More weird crap in Mike’s place
Growing up in the 60s, I was a bit too young to get into the officially approved rockhippieantiwar-run off to the Height and Groove all Night-scene. That duty was relegated to my sister who was 4 years older and part of the prime demographic for VW Bugs, beads and Patchouli incense. And we were only about 35 miles south of The City.
My job was to follow the moon program. So odd to think that as I write this, it is 45 years since the One Small Step. A scant 45 years before the moon landings it was 1924, the middle of Prohibition, silent movies, flappers and speakeasies. The Great War is now called World War I, the wealthier could drive in cars called “Phaeton” or “Pierce-Arrow,” everyone likely knew at least one Civil War veteran, and the moon was still the subject better suited to poets than wide-eyed kids.
It was remarkable then to see the lunar program unfold mission by mission.
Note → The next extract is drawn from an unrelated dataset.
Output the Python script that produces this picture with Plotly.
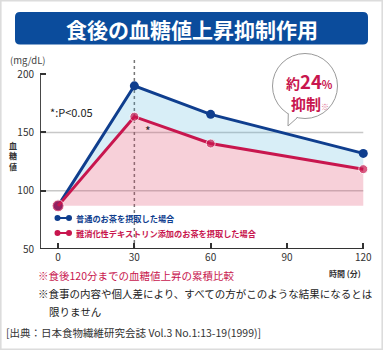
import plotly.graph_objects as go

# ---- data ----
times = [0, 30, 60, 120]
normal_tea = [87, 190, 165.5, 132]          # 普通のお茶を摂取した場合
dextrin_tea = [87, 163.5, 140.5, 118.5]      # 難消化性デキストリン添加のお茶を摂取した場合
x_ticks = [0, 30, 60, 90, 120]
y_ticks = [50, 100, 150, 200]
y_grid = [100, 150]
name_normal = "普通のお茶を摂取した場合"
name_dextrin = "難消化性デキストリン添加のお茶を摂取した場合"
title_text = "食後の血糖値上昇抑制作用"

FONT = "Noto Sans CJK JP"
BLUE = "#0f3e8e"
RED = "#c8164e"
TXT = "#333333"

# plot-area geometry (pixels)
W_FIG, H_FIG = 383, 350
L, R, T, B = 40, 7, 59, 101
PW = W_FIG - L - R
PH = H_FIG - T - B
XMIN, XMAX = -7.1, 125
YMIN, YMAX = 50, 213


def PX(px):
    return (px - L) / PW


def PY(py):
    return (T + PH - py) / PH


baseline = [normal_tea[0]] * len(times)

fig = go.Figure()
fig.add_trace(go.Scatter(x=times, y=baseline, mode="lines", line=dict(width=0),
                         showlegend=False, hoverinfo="skip"))
fig.add_trace(go.Scatter(x=times, y=dextrin_tea, mode="lines", line=dict(width=0),
                         fill="tonexty", fillcolor="rgba(222,60,100,0.245)",
                         showlegend=False, hoverinfo="skip"))
fig.add_trace(go.Scatter(x=times, y=normal_tea, mode="lines+markers", name=name_normal,
                         line=dict(color=BLUE, width=3),
                         marker=dict(color=BLUE, size=9),
                         fill="tonexty", fillcolor="rgba(60,170,215,0.2)",
                         showlegend=False, cliponaxis=False))
fig.add_trace(go.Scatter(x=times, y=dextrin_tea, mode="lines+markers", name=name_dextrin,
                         line=dict(color=RED, width=3),
                         marker=dict(color=RED, size=[12, 9, 9, 9]),
                         showlegend=False, cliponaxis=False))

shapes = []
# outer border
shapes.append(dict(type="rect", xref="paper", yref="paper",
                   x0=PX(0.8), x1=PX(382.2), y0=PY(0.8), y1=PY(349.2),
                   line=dict(color="#dcdcdc", width=1.6), fillcolor="rgba(0,0,0,0)", layer="below"))
# title banner (rounded)
bx0, bx1, by0, by1, r = 15, 368, 12, 44.5, 5
path = (f"M{PX(bx0+r)},{PY(by0)} L{PX(bx1-r)},{PY(by0)} "
        f"Q{PX(bx1)},{PY(by0)} {PX(bx1)},{PY(by0+r)} L{PX(bx1)},{PY(by1-r)} "
        f"Q{PX(bx1)},{PY(by1)} {PX(bx1-r)},{PY(by1)} L{PX(bx0+r)},{PY(by1)} "
        f"Q{PX(bx0)},{PY(by1)} {PX(bx0)},{PY(by1-r)} L{PX(bx0)},{PY(by0+r)} "
        f"Q{PX(bx0)},{PY(by0)} {PX(bx0+r)},{PY(by0)} Z")
shapes.append(dict(type="path", xref="paper", yref="paper", path=path,
                   fillcolor="#0b4c9c", line=dict(width=0)))
# gridlines
for g in y_grid:
    shapes.append(dict(type="line", xref="x", yref="y", x0=XMIN, x1=120, y0=g, y1=g,
                       line=dict(color="#c8c8c8", width=1.5), layer="below"))
# vertical dotted line at 30 min
shapes.append(dict(type="line", xref="x", yref="y", x0=30, x1=30, y0=YMIN, y1=YMAX,
                   line=dict(color="#777777", width=1.5, dash="dot"), layer="below"))
# axes lines
shapes.append(dict(type="line", xref="x", yref="y", x0=XMIN, x1=XMIN, y0=50, y1=200,
                   line=dict(color=TXT, width=1.8)))
shapes.append(dict(type="line", xref="x", yref="y", x0=XMIN, x1=120, y0=50, y1=50,
                   line=dict(color=TXT, width=1.8)))
# speech bubble
cx, cy, cr = 305, 86, 32.5
shapes.append(dict(type="circle", xref="paper", yref="paper",
                   x0=PX(cx - cr), x1=PX(cx + cr), y0=PY(cy + cr), y1=PY(cy - cr),
                   line=dict(color="#9a9a9a", width=1), fillcolor="white"))
shapes.append(dict(type="path", xref="paper", yref="paper",
                   path=f"M{PX(288.3)},{PY(112)} L{PX(288)},{PY(126)} L{PX(297.5)},{PY(116.5)} Z",
                   fillcolor="white", line=dict(width=0)))
shapes.append(dict(type="path", xref="paper", yref="paper",
                   path=f"M{PX(288.3)},{PY(113.5)} L{PX(288)},{PY(126)} L{PX(297.5)},{PY(117.5)}",
                   fillcolor="rgba(0,0,0,0)", line=dict(color="#9a9a9a", width=1)))
# manual legend glyphs
for yy, col in [(218, BLUE), (233, RED)]:
    shapes.append(dict(type="line", xref="paper", yref="paper",
                       x0=PX(57), x1=PX(69), y0=PY(yy), y1=PY(yy),
                       line=dict(color=col, width=2)))
    for xx in (57.5, 69):
        shapes.append(dict(type="circle", xref="paper", yref="paper",
                           x0=PX(xx - 3), x1=PX(xx + 3), y0=PY(yy + 3), y1=PY(yy - 3),
                           line=dict(width=0), fillcolor=col))

ann = []


def A(text, px, py, size, color=TXT, xanchor="left", bold=False, **kw):
    t = f"<b>{text}</b>" if bold else text
    ann.append(dict(text=t, x=PX(px), y=PY(py), xref="paper", yref="paper",
                    xanchor=xanchor, yanchor="middle", showarrow=False,
                    font=dict(family=FONT, size=size, color=color), **kw))


A(title_text, 191.5, 28.5, 21, "white", xanchor="center", bold=True)
A("(mg/dL)", 8, 59.5, 9.5, "#444444")
A("血<br>糖<br>値", 13, 156, 8, TXT, xanchor="center", bold=True)
A("*:P&lt;0.05", 48, 112, 11, "#222222")
A("*", 148, 130, 12, "#222222", xanchor="center")
A(name_normal, 74, 218, 8.2, BLUE, bold=True)
A(name_dextrin, 74, 233, 8.2, RED, bold=True)
A("時間 (分)", 363, 273, 8, TXT, xanchor="right", bold=True)
A('<span style="font-size:14px">約</span>24<span style="font-size:11px">%</span>',
  309, 80.5, 18.5, RED, xanchor="center", bold=True)
A('抑制<span style="font-size:8px;color:#e07090">※</span>',
  310, 103, 15, RED, xanchor="center", bold=True)
A("※食後120分までの血糖値上昇の累積比較", 36, 275, 10.5, RED)
A("※食事の内容や個人差により、すべての方がこのような結果になるとは", 36, 293, 10.5, "#222222")
A("限りません", 47, 311, 10.5, "#222222")
A("[出典：日本食物繊維研究会誌 Vol.3 No.1:13-19(1999)]", 4, 332, 10.5, TXT)

fig.update_layout(
    width=W_FIG, height=H_FIG,
    margin=dict(l=L, r=R, t=T, b=B, pad=0),
    paper_bgcolor="white", plot_bgcolor="white",
    showlegend=False,
    shapes=shapes, annotations=ann,
    font=dict(family=FONT, color=TXT),
    xaxis=dict(range=[XMIN, XMAX], showgrid=False, zeroline=False, showline=False,
               tickvals=x_ticks, ticks="inside", ticklen=6, tickwidth=1.5, tickcolor=TXT,
               tickfont=dict(family=FONT, size=10, color=TXT), ticklabelstandoff=1),
    yaxis=dict(range=[YMIN, YMAX], showgrid=False, zeroline=False, showline=False,
               tickvals=y_ticks, ticks="inside", ticklen=6, tickwidth=1.5, tickcolor=TXT,
               tickfont=dict(family=FONT, size=10, color=TXT), ticklabelstandoff=5),
)

fig.write_html("out.html")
My teachers learned that if I was late to school it was likely “launch day” for something.
In November of 1966, the Gemini program ended with the triumphant splashdown of Gemini 12 after an ambitious 4-day mission that finally showed that man can do useful work on a spacewalk (previous equipment issues and misunderstanding of the dynamics of zero-G made spacewalks a challenge). Gemini was to smoothly give way to Apollo, with the first manned Apollo mission scheduled about 3 months later in early-1967. The Apollo 1 would never fly due to the fire that killed her crew during a simple ground based test. (The opening scenes of the Apollo 13 movie depict this). So 1967 would be the year without any US spaceflights. And the sole manned mission from the USSR would also be caught up in the vortex of tragedy as the Soyuz 1 spacecraft failed on reentry, killing it’s sole crewman, Vladimir Komorov.
So for a young space-nerd it was nearly unbearable to have to wait until 1968 for the resumption of Apollo. It was October, nearly 20 months after Apollo 1 with the Apollo 7 crew of Wally Schirra, Walt Cunningham and Donn Eisele would roar off the pad to a successful 11 day mission in Earth orbit. One of the innovations onboard Apollo was that of a miracle of modern technology: A small handheld black-and-white TV camera. Most history books state that this was the first time live television was broadcast from a US Spacecraft. Most history books are wrong. The final Mercury mission, Faith-7 with Gordon Cooper had a crude slow-scan camera onboard that took two seconds to send back a single frame. Apollo 7’s would be full motion, all packaged into a compact 7 lb (!) device.
A lot has been made over the crew’s “mutiny” when it came to the broadcasts. It is said that Schirra and his crew protested strongly against these PR games the camera represented and refused orders for the broadcasts until their workload had lessened. However on the morning of day 3 as Apollo came up over the Goldstone tracking station in Southern California, the camera was fired up and I would get to school late.
As the fuzzy images cleared up, I could see that one of the crewmen was holding up a gag sign for all to see. Harking back to the golden age of live radio, the sign said “From the Lovely Apollo Room, high atop everything.” Here I was, in my home in northern California, able to read a sign held by an astronaut in Earth orbit! And as the CAPCOM in Houston read it back to the crew, I was thinking, “Gosh, what a great souvenir that would be of the flight!” Long after man would walk on the moon, Apollo 7 would seem quaint by comparison, but I bet it would at least be remembered for that joke.
Unfortunately the card was held too far away from the camera, the second card they showed, “Keep those cards and letters coming in folks!” was much clearer so made page one of all of the newspapers.
Fast-forward about 25 years. The astronauts realized that their space souvenirs could pay the for the kids or grandkids college education. It was at one of these early auctions as I flipped through the catalog, what did I spy? A handwritten card that read “From the Lovely Apollo Room, high atop everything.” Bidding on that was a total no-brainer, not to mention, one of my very first and favorite auction purchases. Along with that, I was able to pick up a wooden mockup of the camera itself used for training.
And every morning as I get up head downstairs to work, I pass it by in my hallway framed against a newspaper front page about that first broadcast. And I never ever get tired seeing it, thinking, “Wow! I really have it!” On the back are a couple of handwritten notes regarding some maneuver they had to make along with the “script” for that first broadcast.Years later, just a couple months before Wally Schirra would pass away, I met him and told him about my treasure. He didn’t remember auctioning it off, or who he might have given it to, but it has found a permanent home. And even though I have a lot of flown items from those days, the Apollo 7 gag card still is at the top of the heap.